AIM: Go through the entries and transcribe each one exactly, dropping the pictures.
* begin MATERIAL FOR THE TASK *
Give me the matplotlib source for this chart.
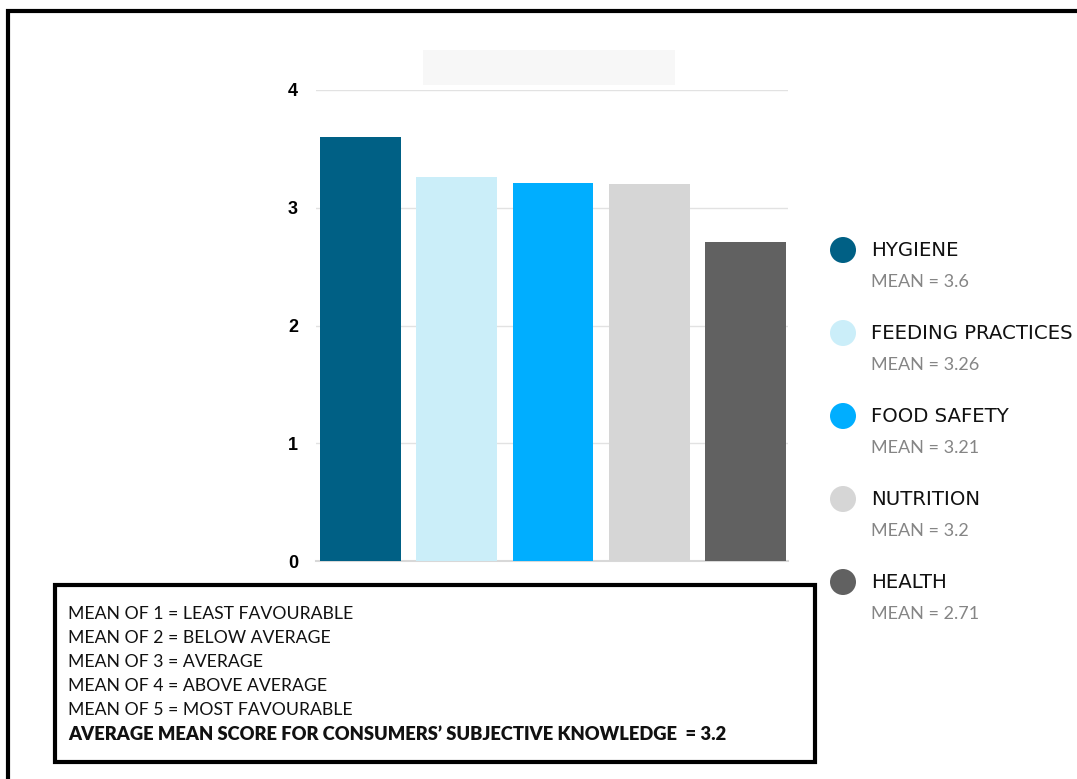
import matplotlib
matplotlib.use("Agg")
import matplotlib.pyplot as plt
from matplotlib.patches import Circle, Rectangle
from matplotlib.lines import Line2D

# Data
categories = ["HYGIENE", "FEEDING PRACTICES", "FOOD SAFETY", "NUTRITION", "HEALTH"]
means = [3.6, 3.26, 3.21, 3.2, 2.71]
colors = ["#006085", "#cbeef9", "#00aeff", "#d6d6d6", "#616161"]
y_ticks = [0, 1, 2, 3, 4]
scale_notes = [
    "MEAN OF 1 = LEAST FAVOURABLE",
    "MEAN OF 2 = BELOW AVERAGE",
    "MEAN OF 3 = AVERAGE",
    "MEAN OF 4 = ABOVE AVERAGE",
    "MEAN OF 5 = MOST FAVOURABLE",
]
summary_note = "AVERAGE MEAN SCORE FOR CONSUMERS\u2019 SUBJECTIVE KNOWLEDGE  = 3.2"

W, H = 1077, 779
fig = plt.figure(figsize=(W / 100, H / 100), dpi=100)
fig.patch.set_facecolor("white")

# Bar chart axes, placed in pixel terms
ax_left, ax_right, ax_top, ax_bottom = 316, 788, 90, 561
ax = fig.add_axes([ax_left / W, (H - ax_bottom) / H,
                   (ax_right - ax_left) / W, (ax_bottom - ax_top) / H])
x = list(range(len(categories)))
ax.bar(x, means, width=0.84, color=colors, zorder=3)
ax.set_xlim(-0.462, 4.44)
ax.set_ylim(0, 4)
ax.set_yticks(y_ticks)
ax.set_yticklabels([str(t) for t in y_ticks], fontsize=13, fontweight="bold",
                   family="Liberation Sans")
ax.tick_params(axis="y", length=0, pad=13)
ax.set_xticks([])
ax.grid(axis="y", color="#e2e2e2", linewidth=1, zorder=0)
for s in ["top", "right", "left"]:
    ax.spines[s].set_visible(False)
ax.spines["bottom"].set_color("#d8d8d8")
ax.spines["bottom"].set_linewidth(1.5)
ax.set_facecolor("none")

# Overlay in pixel coordinates for legend, notes and frame
ov = fig.add_axes([0, 0, 1, 1])
ov.set_xlim(0, W)
ov.set_ylim(H, 0)
ov.axis("off")
ov.patch.set_visible(False)

# faint title placeholder
ov.add_patch(Rectangle((423, 50), 252, 35, facecolor="#f7f7f7", edgecolor="none"))

# outer frame
ov.add_line(Line2D([8, 8, W + 5], [H + 5, 11, 11], color="black", linewidth=3,
                   solid_joinstyle="miter"))

# legend
row_y = [250, 333, 416, 499, 582]
for cat, m, c, yy in zip(categories, means, colors, row_y):
    ov.add_patch(Circle((843, yy), 13, facecolor=c, edgecolor="none"))
    ov.text(871, yy, cat, fontsize=14.2, family="DejaVu Sans", color="#111111",
            va="center", ha="left")
    ov.text(871, yy + 32, f"MEAN = {m:g}", fontsize=13, family="Lato",
            color="#858585", va="center", ha="left")

# notes box
ov.add_patch(Rectangle((55, 585), 760, 177, facecolor="white", edgecolor="black",
                       linewidth=3))
for i, line in enumerate(scale_notes):
    ov.text(68, 614 + 24 * i, line, fontsize=12.7, family="Lato", color="#111111",
            va="center", ha="left")
ov.text(68, 614 + 24 * len(scale_notes), summary_note, fontsize=13.2, family="Lato",
        fontweight="heavy", color="#111111", va="center", ha="left")

fig.savefig("out.png", dpi=100, facecolor="white")
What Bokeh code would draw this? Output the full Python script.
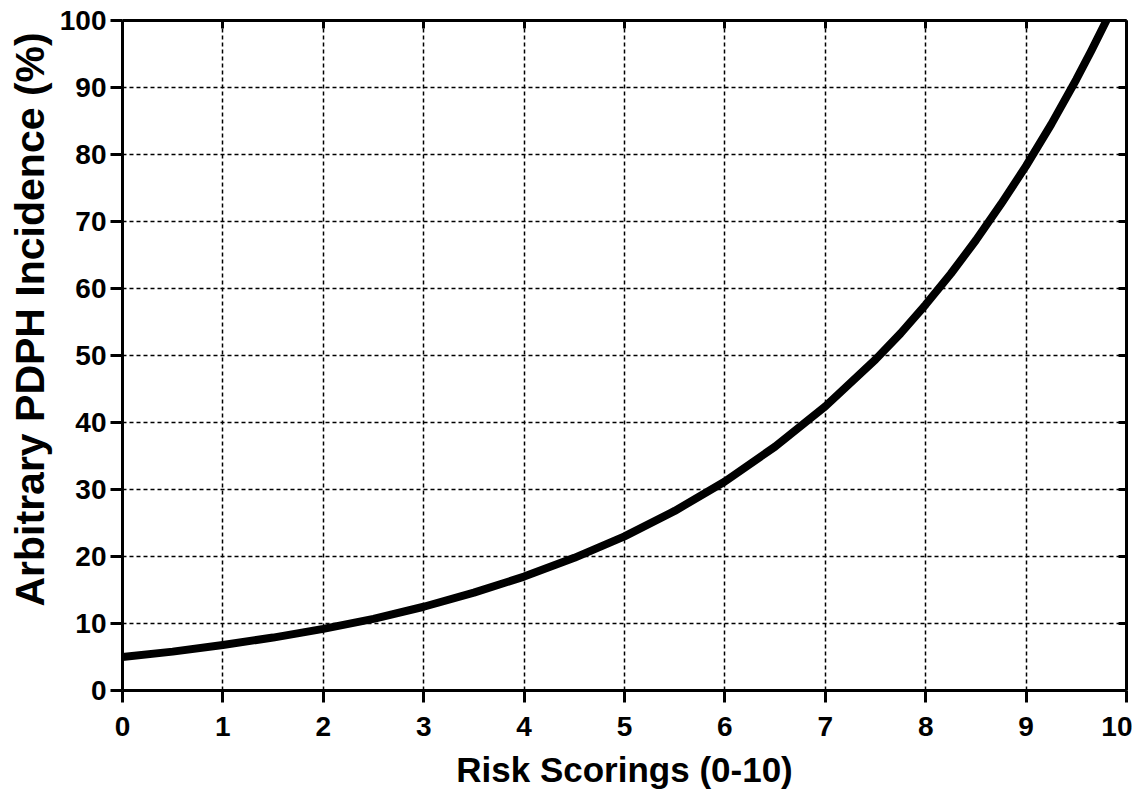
from bokeh.plotting import figure
from bokeh.models import LinearAxis, FixedTicker, Range1d, Title
from bokeh.embed import file_html
from bokeh.resources import INLINE

# Data
risk_score = [0.0, 0.5, 1.0, 1.5, 2.0, 2.5, 3.0, 3.5, 4.0, 4.5, 5.0, 5.5, 6.0, 6.5, 7.0, 7.5,
              7.75, 8.0, 8.25, 8.5, 8.75, 9.0, 9.25, 9.5, 9.65, 9.8]
pdph_incidence = [5.0, 5.8, 6.8, 7.9, 9.2, 10.7, 12.5, 14.6, 17.0, 19.8, 23.0, 26.8, 31.2, 36.4, 42.4, 49.4,
                  53.3, 57.6, 62.2, 67.2, 72.6, 78.3, 84.5, 91.2, 95.5, 100.0]
x_ticks = [0, 1, 2, 3, 4, 5, 6, 7, 8, 9, 10]
y_ticks = [0, 10, 20, 30, 40, 50, 60, 70, 80, 90, 100]
x_title = "Risk Scorings (0-10)"
y_title = "Arbitrary PDPH Incidence (%)"

FONT = "Liberation Sans"

p = figure(width=1132, height=792, output_backend="svg", toolbar_location=None,
           x_range=Range1d(0, 10), y_range=Range1d(0, 100),
           min_border_left=113, min_border_right=6, min_border_top=20, min_border_bottom=102)
p.outline_line_color = None
p.background_fill_color = "white"
p.border_fill_color = "white"

for ax, ticks in ((p.xaxis[0], x_ticks), (p.yaxis[0], y_ticks)):
    ax.ticker = FixedTicker(ticks=ticks)
    ax.axis_line_width = 3
    ax.axis_line_color = "black"
    ax.major_tick_line_width = 3
    ax.major_tick_line_color = "black"
    ax.major_tick_out = 12
    ax.major_tick_in = 0
    ax.minor_tick_line_color = None
    ax.major_label_text_font = FONT
    ax.major_label_text_font_style = "bold"
    ax.major_label_text_font_size = "28px"
    ax.major_label_text_color = "black"
    ax.axis_label_text_font = FONT
    ax.axis_label_text_font_style = "bold"
    ax.axis_label_text_color = "black"

p.xaxis[0].axis_label = x_title
p.xaxis[0].axis_label_text_font_size = "35px"
p.xaxis[0].major_label_standoff = 14
p.yaxis[0].major_label_standoff = 4
p.xaxis[0].axis_label_standoff = 11

y_label = Title(text=y_title, align="left", offset=84, standoff=8,
                text_font=FONT, text_font_style="bold", text_font_size="41px",
                text_color="black")
p.add_layout(y_label, "left")

for loc, ticks in (("above", x_ticks), ("right", y_ticks)):
    ax = LinearAxis(ticker=FixedTicker(ticks=ticks))
    ax.axis_line_width = 3
    ax.axis_line_color = "black"
    ax.major_tick_line_width = 3
    ax.major_tick_line_color = "black"
    ax.major_tick_out = 0
    ax.major_tick_in = 8
    ax.minor_tick_line_color = None
    ax.major_label_text_font_size = "0px"
    ax.major_label_text_color = None
    ax.major_label_standoff = 0
    p.add_layout(ax, loc)

p.xgrid.ticker = FixedTicker(ticks=x_ticks)
p.ygrid.ticker = FixedTicker(ticks=y_ticks)
for g in (p.xgrid[0], p.ygrid[0]):
    g.grid_line_color = "black"
    g.grid_line_width = 1.5
    g.grid_line_dash = "4 3"

p.line(risk_score, pdph_incidence, line_color="black", line_width=8, line_cap="round", line_join="round")

open("out.html", "w").write(file_html(p, INLINE))
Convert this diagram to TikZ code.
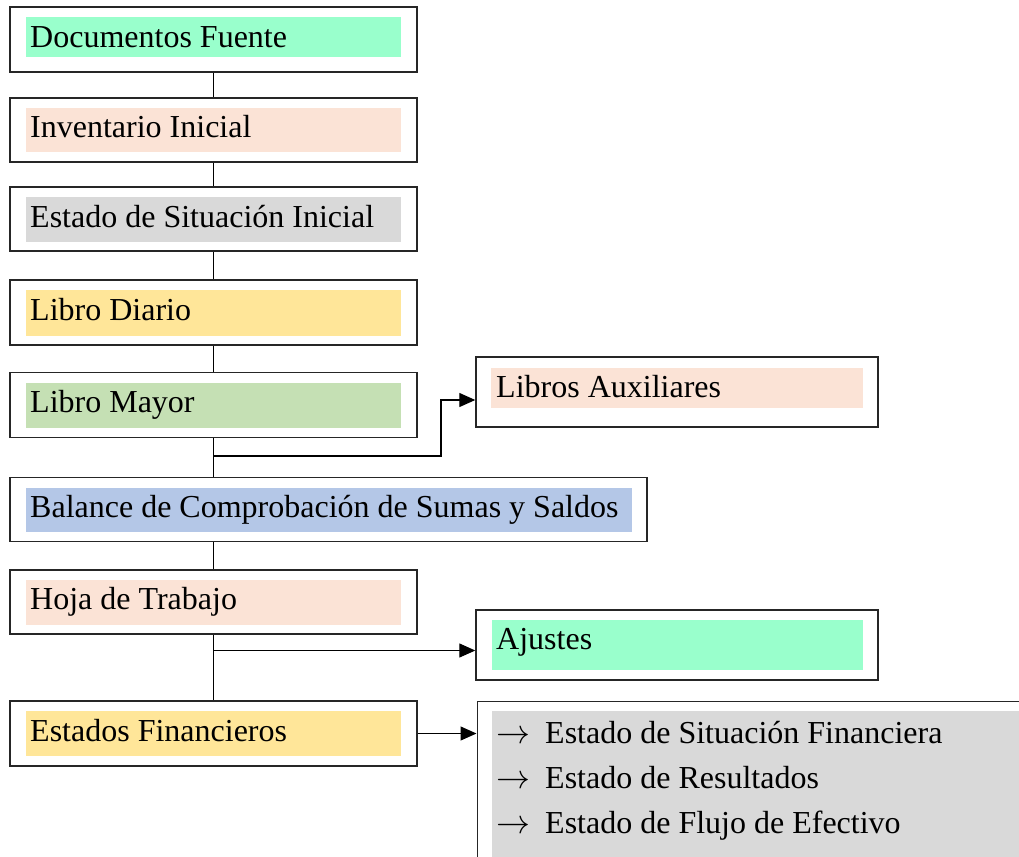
* end MATERIAL FOR THE TASK *
RESPONSE:
Give me the matplotlib source for this chart.
import matplotlib
matplotlib.use("Agg")
import matplotlib.pyplot as plt
from matplotlib.patches import Circle, Rectangle
from matplotlib.lines import Line2D

# Data
categories = ["HYGIENE", "FEEDING PRACTICES", "FOOD SAFETY", "NUTRITION", "HEALTH"]
means = [3.6, 3.26, 3.21, 3.2, 2.71]
colors = ["#006085", "#cbeef9", "#00aeff", "#d6d6d6", "#616161"]
y_ticks = [0, 1, 2, 3, 4]
scale_notes = [
    "MEAN OF 1 = LEAST FAVOURABLE",
    "MEAN OF 2 = BELOW AVERAGE",
    "MEAN OF 3 = AVERAGE",
    "MEAN OF 4 = ABOVE AVERAGE",
    "MEAN OF 5 = MOST FAVOURABLE",
]
summary_note = "AVERAGE MEAN SCORE FOR CONSUMERS\u2019 SUBJECTIVE KNOWLEDGE  = 3.2"

W, H = 1077, 779
fig = plt.figure(figsize=(W / 100, H / 100), dpi=100)
fig.patch.set_facecolor("white")

# Bar chart axes, placed in pixel terms
ax_left, ax_right, ax_top, ax_bottom = 316, 788, 90, 561
ax = fig.add_axes([ax_left / W, (H - ax_bottom) / H,
                   (ax_right - ax_left) / W, (ax_bottom - ax_top) / H])
x = list(range(len(categories)))
ax.bar(x, means, width=0.84, color=colors, zorder=3)
ax.set_xlim(-0.462, 4.44)
ax.set_ylim(0, 4)
ax.set_yticks(y_ticks)
ax.set_yticklabels([str(t) for t in y_ticks], fontsize=13, fontweight="bold",
                   family="Liberation Sans")
ax.tick_params(axis="y", length=0, pad=13)
ax.set_xticks([])
ax.grid(axis="y", color="#e2e2e2", linewidth=1, zorder=0)
for s in ["top", "right", "left"]:
    ax.spines[s].set_visible(False)
ax.spines["bottom"].set_color("#d8d8d8")
ax.spines["bottom"].set_linewidth(1.5)
ax.set_facecolor("none")

# Overlay in pixel coordinates for legend, notes and frame
ov = fig.add_axes([0, 0, 1, 1])
ov.set_xlim(0, W)
ov.set_ylim(H, 0)
ov.axis("off")
ov.patch.set_visible(False)

# faint title placeholder
ov.add_patch(Rectangle((423, 50), 252, 35, facecolor="#f7f7f7", edgecolor="none"))

# outer frame
ov.add_line(Line2D([8, 8, W + 5], [H + 5, 11, 11], color="black", linewidth=3,
                   solid_joinstyle="miter"))

# legend
row_y = [250, 333, 416, 499, 582]
for cat, m, c, yy in zip(categories, means, colors, row_y):
    ov.add_patch(Circle((843, yy), 13, facecolor=c, edgecolor="none"))
    ov.text(871, yy, cat, fontsize=14.2, family="DejaVu Sans", color="#111111",
            va="center", ha="left")
    ov.text(871, yy + 32, f"MEAN = {m:g}", fontsize=13, family="Lato",
            color="#858585", va="center", ha="left")

# notes box
ov.add_patch(Rectangle((55, 585), 760, 177, facecolor="white", edgecolor="black",
                       linewidth=3))
for i, line in enumerate(scale_notes):
    ov.text(68, 614 + 24 * i, line, fontsize=12.7, family="Lato", color="#111111",
            va="center", ha="left")
ov.text(68, 614 + 24 * len(scale_notes), summary_note, fontsize=13.2, family="Lato",
        fontweight="heavy", color="#111111", va="center", ha="left")

fig.savefig("out.png", dpi=100, facecolor="white")
What Bokeh code would draw this? Output the full Python script.
from bokeh.plotting import figure
from bokeh.models import LinearAxis, FixedTicker, Range1d, Title
from bokeh.embed import file_html
from bokeh.resources import INLINE

# Data
risk_score = [0.0, 0.5, 1.0, 1.5, 2.0, 2.5, 3.0, 3.5, 4.0, 4.5, 5.0, 5.5, 6.0, 6.5, 7.0, 7.5,
              7.75, 8.0, 8.25, 8.5, 8.75, 9.0, 9.25, 9.5, 9.65, 9.8]
pdph_incidence = [5.0, 5.8, 6.8, 7.9, 9.2, 10.7, 12.5, 14.6, 17.0, 19.8, 23.0, 26.8, 31.2, 36.4, 42.4, 49.4,
                  53.3, 57.6, 62.2, 67.2, 72.6, 78.3, 84.5, 91.2, 95.5, 100.0]
x_ticks = [0, 1, 2, 3, 4, 5, 6, 7, 8, 9, 10]
y_ticks = [0, 10, 20, 30, 40, 50, 60, 70, 80, 90, 100]
x_title = "Risk Scorings (0-10)"
y_title = "Arbitrary PDPH Incidence (%)"

FONT = "Liberation Sans"

p = figure(width=1132, height=792, output_backend="svg", toolbar_location=None,
           x_range=Range1d(0, 10), y_range=Range1d(0, 100),
           min_border_left=113, min_border_right=6, min_border_top=20, min_border_bottom=102)
p.outline_line_color = None
p.background_fill_color = "white"
p.border_fill_color = "white"

for ax, ticks in ((p.xaxis[0], x_ticks), (p.yaxis[0], y_ticks)):
    ax.ticker = FixedTicker(ticks=ticks)
    ax.axis_line_width = 3
    ax.axis_line_color = "black"
    ax.major_tick_line_width = 3
    ax.major_tick_line_color = "black"
    ax.major_tick_out = 12
    ax.major_tick_in = 0
    ax.minor_tick_line_color = None
    ax.major_label_text_font = FONT
    ax.major_label_text_font_style = "bold"
    ax.major_label_text_font_size = "28px"
    ax.major_label_text_color = "black"
    ax.axis_label_text_font = FONT
    ax.axis_label_text_font_style = "bold"
    ax.axis_label_text_color = "black"

p.xaxis[0].axis_label = x_title
p.xaxis[0].axis_label_text_font_size = "35px"
p.xaxis[0].major_label_standoff = 14
p.yaxis[0].major_label_standoff = 4
p.xaxis[0].axis_label_standoff = 11

y_label = Title(text=y_title, align="left", offset=84, standoff=8,
                text_font=FONT, text_font_style="bold", text_font_size="41px",
                text_color="black")
p.add_layout(y_label, "left")

for loc, ticks in (("above", x_ticks), ("right", y_ticks)):
    ax = LinearAxis(ticker=FixedTicker(ticks=ticks))
    ax.axis_line_width = 3
    ax.axis_line_color = "black"
    ax.major_tick_line_width = 3
    ax.major_tick_line_color = "black"
    ax.major_tick_out = 0
    ax.major_tick_in = 8
    ax.minor_tick_line_color = None
    ax.major_label_text_font_size = "0px"
    ax.major_label_text_color = None
    ax.major_label_standoff = 0
    p.add_layout(ax, loc)

p.xgrid.ticker = FixedTicker(ticks=x_ticks)
p.ygrid.ticker = FixedTicker(ticks=y_ticks)
for g in (p.xgrid[0], p.ygrid[0]):
    g.grid_line_color = "black"
    g.grid_line_width = 1.5
    g.grid_line_dash = "4 3"

p.line(risk_score, pdph_incidence, line_color="black", line_width=8, line_cap="round", line_join="round")

open("out.html", "w").write(file_html(p, INLINE))
Convert this diagram to TikZ code.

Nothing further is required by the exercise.